Another concern is the issue of cord cutting which has bedeviled AT&T for years. According to Craig Moffett, an industry analyst for Moffett Nathanson LLC, DirecTV is now probably only worth about half what AT&T paid for it.

The rise of over-the-top streaming services is a major reason why DirecTV is losing about 350,000 subscribers per month (off a base of 23 million). As you can see below, around half of the U.S. population now utilizes video streaming services each month.
Source: eMarketer

While true that streaming or over-the-top services are a potential way for AT&T to stabilize its own pay-TV subscriber base (management hopes to hold its subscriber base stable at 25 million in 2019), keep in mind that AT&T is going to face massive competition in this business. According to eMarketer, here's how many monthly U.S. viewers current streaming services have. 
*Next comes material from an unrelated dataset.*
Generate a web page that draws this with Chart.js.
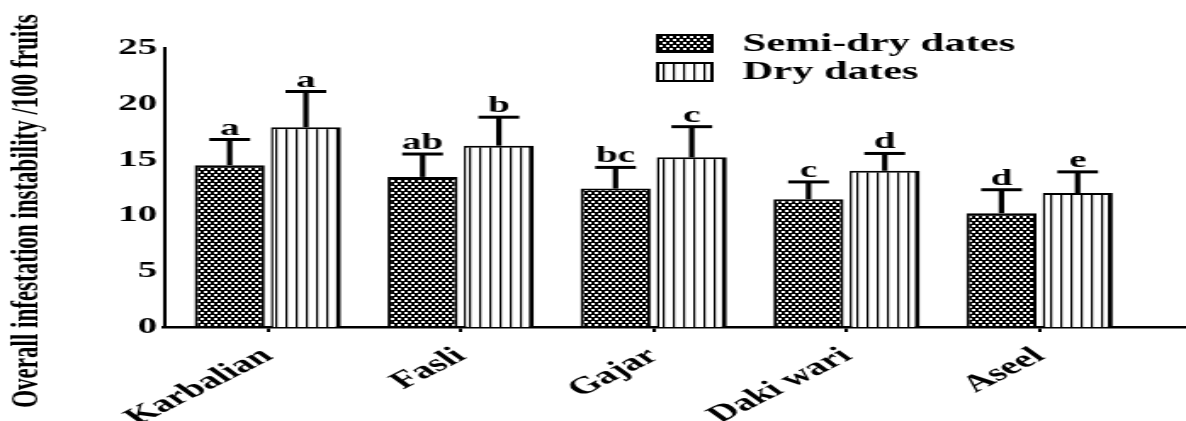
<!DOCTYPE html>
<html>
<head>
<meta charset="utf-8">
<script src="https://cdn.jsdelivr.net/npm/chart.js@4/dist/chart.umd.min.js"></script>
<style>
  html, body { margin: 0; padding: 0; background: #fff; overflow: hidden; }
  #myChart { display: block; }
</style>
</head>
<body>
<!-- the original figure is stretched sideways, so the canvas is too -->
<canvas id="myChart" width="698" height="421" style="width:1186px;height:421px"></canvas>
<script>
"use strict";

// data
const categories = ["Karbalian", "Fasli", "Gajar", "Daki wari", "Aseel"];
const semiDry = [14.5, 13.45, 12.4, 11.45, 10.2];
const semiDryErr = [2.3, 2.05, 1.9, 1.55, 2.1];
const semiDryLetters = ["a", "ab", "bc", "c", "d"];
const dry = [17.9, 16.25, 15.2, 14.0, 12.0];
const dryErr = [3.2, 2.55, 2.75, 1.55, 1.9];
const dryLetters = ["a", "b", "c", "d", "e"];
const yTicks = [0, 5, 10, 15, 20, 25];
const yTitle = "Overall infestation instability /100 fruits";

const serif = "'Liberation Serif', 'Times New Roman', serif";

// fill patterns
function checkPattern(ctx) {
  let c = document.createElement("canvas");
  c.width = 4;
  c.height = 6;
  let p = c.getContext("2d");
  p.fillStyle = "#fff";
  p.fillRect(0, 0, 4, 6);
  p.fillStyle = "#000";
  p.fillRect(0, 0, 2, 3);
  p.fillRect(2, 3, 2, 3);
  p.fillRect(0, 2, 4, 1);
  p.fillRect(0, 5, 4, 1);
  return ctx.createPattern(c, "repeat");
}

function stripePattern(ctx) {
  let c = document.createElement("canvas");
  c.width = 6;
  c.height = 4;
  let p = c.getContext("2d");
  p.fillStyle = "#fff";
  p.fillRect(0, 0, 6, 4);
  p.fillStyle = "#000";
  p.fillRect(0, 0, 1.2, 4);
  return ctx.createPattern(c, "repeat");
}

const canvasEl = document.getElementById("myChart");
const ctx = canvasEl.getContext("2d");
const checkFill = checkPattern(ctx);
const stripeFill = stripePattern(ctx);

// error bars, letters, legend and y title
const extrasPlugin = {
  id: "extras",
  afterDatasetsDraw(chart) {
    const c = chart.ctx;
    const yScale = chart.scales.y;
    const errs = [semiDryErr, dryErr];
    const letters = [semiDryLetters, dryLetters];
    c.save();
    c.strokeStyle = "#000";
    c.fillStyle = "#000";
    for (let d = 0; d < 2; d++) {
      const meta = chart.getDatasetMeta(d);
      const vals = chart.data.datasets[d].data;
      for (let i = 0; i < meta.data.length; i++) {
        const bar = meta.data[i];
        const top = yScale.getPixelForValue(vals[i].y);
        const cap = yScale.getPixelForValue(vals[i].y + errs[d][i]);
        c.lineWidth = 3.2;
        c.beginPath();
        c.moveTo(bar.x, top);
        c.lineTo(bar.x, cap);
        c.stroke();
        c.lineWidth = 3;
        c.beginPath();
        c.moveTo(bar.x - 12, cap);
        c.lineTo(bar.x + 12, cap);
        c.stroke();
        c.font = "bold 23px " + serif;
        c.textAlign = "center";
        c.textBaseline = "alphabetic";
        c.fillText(letters[d][i], bar.x, cap - 5);
      }
    }

    // legend
    const items = [
      { label: chart.data.datasets[0].label, fill: checkFill, y: 35, h: 17 },
      { label: chart.data.datasets[1].label, fill: stripeFill, y: 63, h: 18 },
    ];
    items.forEach((it) => {
      c.fillStyle = it.fill;
      c.fillRect(387, it.y, 32, it.h);
      c.lineWidth = 2;
      c.strokeStyle = "#000";
      c.strokeRect(387, it.y, 32, it.h);
      c.fillStyle = "#000";
      c.font = "bold 25px " + serif;
      c.textAlign = "left";
      c.textBaseline = "middle";
      c.fillText(it.label, 437, it.y + it.h / 2 + 1);
    });

    // y axis title
    c.translate(15.6, 211);
    c.rotate(-Math.PI / 2);
    c.font = "bold 23px " + serif;
    c.textAlign = "center";
    c.textBaseline = "middle";
    c.fillStyle = "#000";
    c.fillText(yTitle, 0, 0);
    c.restore();
  },
};

const data = {
  datasets: [
    {
      label: "Semi-dry dates",
      data: categories.map((c, i) => ({ x: i, y: semiDry[i] })),
      backgroundColor: checkFill,
      borderColor: "#000",
      borderWidth: { left: 2, right: 2, top: 2, bottom: 0 },
      borderSkipped: false,
      categoryPercentage: 0.79,
      barPercentage: 0.92,
    },
    {
      label: "Dry dates",
      data: categories.map((c, i) => ({ x: i, y: dry[i] })),
      backgroundColor: stripeFill,
      borderColor: "#000",
      borderWidth: { left: 1.5, right: 3, top: 2, bottom: 0 },
      borderSkipped: false,
      categoryPercentage: 0.79,
      barPercentage: 0.92,
    },
  ],
};

const config = {
  type: "bar",
  data: data,
  plugins: [extrasPlugin],
  options: {
    responsive: false,
    animation: false,
    devicePixelRatio: 1,
    layout: { padding: { top: 48, right: 0, left: 0, bottom: 0 } },
    plugins: {
      legend: { display: false },
      tooltip: { enabled: false },
    },
    scales: {
      x: {
        type: "linear",
        offset: false,
        min: -0.538,
        max: 4.759,
        afterFit(scale) {
          scale.height = 94;
        },
        afterBuildTicks(scale) {
          scale.ticks = categories.map((c, i) => ({ value: i }));
        },
        grid: {
          display: true,
          offset: false,
          drawOnChartArea: false,
          drawTicks: true,
          tickLength: 5,
          color: "#000",
          lineWidth: 2,
        },
        border: { display: true, color: "#000", width: 2.5 },
        ticks: {
          autoSkip: false,
          maxRotation: 40,
          minRotation: 40,
          padding: 10,
          color: "#000",
          font: { family: serif, size: 24, weight: "bold" },
          callback: (v) => categories[v],
        },
      },
      y: {
        min: 0,
        max: 25,
        afterFit(scale) {
          scale.width = 96.5;
        },
        afterBuildTicks(scale) {
          scale.ticks = yTicks.map((v) => ({ value: v }));
        },
        grid: { display: false, drawTicks: false },
        border: { display: true, color: "#000", width: 2 },
        ticks: {
          padding: 4,
          color: "#000",
          font: { family: serif, size: 23, weight: "bold" },
        },
      },
    },
  },
};

const myChart = new Chart(canvasEl, config);
</script>
</body>
</html>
  • Netflix (NFLX): 148 million
  • Amazon Prime Video: 89 million
  • Hulu: 55 million (60% owned by Disney)
  • HBO Now (AT&T): 17 million
  • Sling TV (Dish): 6.8 million

With Time Warner's content under its belt AT&T plans to launch a new streaming offering in 2019. However, that service will be competing with Disney (DIS) Plus, which will not just offer exclusive Disney content (movies and TV shows), but also new original Marvel live action TV shows with movie-level budgets that will include actors from the films. Competition is fierce as consumers will only spend so much to access content.

Simply put, AT&T's big bet on buying Time Warner was that content is king and the key to growth in pay-TV services. However, today there are over a dozen major streaming options, with more on the way from major rivals. As a result, it may be more difficult than management expects to deliver on AT&T's long-term growth plans with its new media business.

Investors should monitor the company's progress here closely to ensure it doesn't prevent AT&T's overall earnings and free cash flow from moderately growing.

After all, AT&T's management doesn't exactly have a solid track record of wise capital allocation decisions. The firm's return on invested capital has fallen from 15% in 2013 (among the highest in the industry) to just 6% in the past year (among the lowest).

That erosion has largely been due to management overpaying for DirecTV (just as its business was peaking), ponying up for Time Warner, and acquiring two Mexican wireless companies plus a lot of wireless spectrum.

Ultimately this calls into question whether or not CEO Randall Stephenson (in charge for 11 years) will be able to turnaround his questionable track record of debt-fueled empire-building.

Given the firm's stretched balance sheet and sizable dividend, it’s critical that AT&T is able to leverage its various telecom and media assets to deliver moderately growing free cash flow in the years ahead. AT&T's dividend appears to remain secure for now, but its free cash flow generation in the quarters ahead needs to be watched to make sure management's plans are indeed playing out as expected.

Closing Thoughts on AT&T
AT&T has taken a number of bold steps in recent years to proactively take on changing industry conditions across wireless, video, and media markets.

It will probably take at least several years to determine just how savvy these massive capital allocation bets actually are. For now, AT&T remains a mature cash cow that is a reliable source of income over at least the short to medium term.

However, any dividend investor considering AT&T must understand and accept the risks that come with the company’s massive debt levels and complex merger integration work as its business strategy evolves. 

Between AT&T’s sluggish growth in wireless postpaid subscribers and recent DirecTV satellite subscriber losses, there are certainly a few signs that the company’s bundling strategy and large-scale expansion into pay-TV may not be living up to expectations. That's especially true since streaming keeps getting more competitive with Disney (post-Fox acquisition) now owning 60% of Hulu and launching its own standalone product in 2019. 

While AT&T's dividend appears to remain safe, the company could struggle to achieve the kind of growth rates investors have enjoyed in the past. Thus anyone owning this stock needs to not just be aware of its risk profile, but also have realistically low dividend growth expectations (2% per year for the foreseeable future).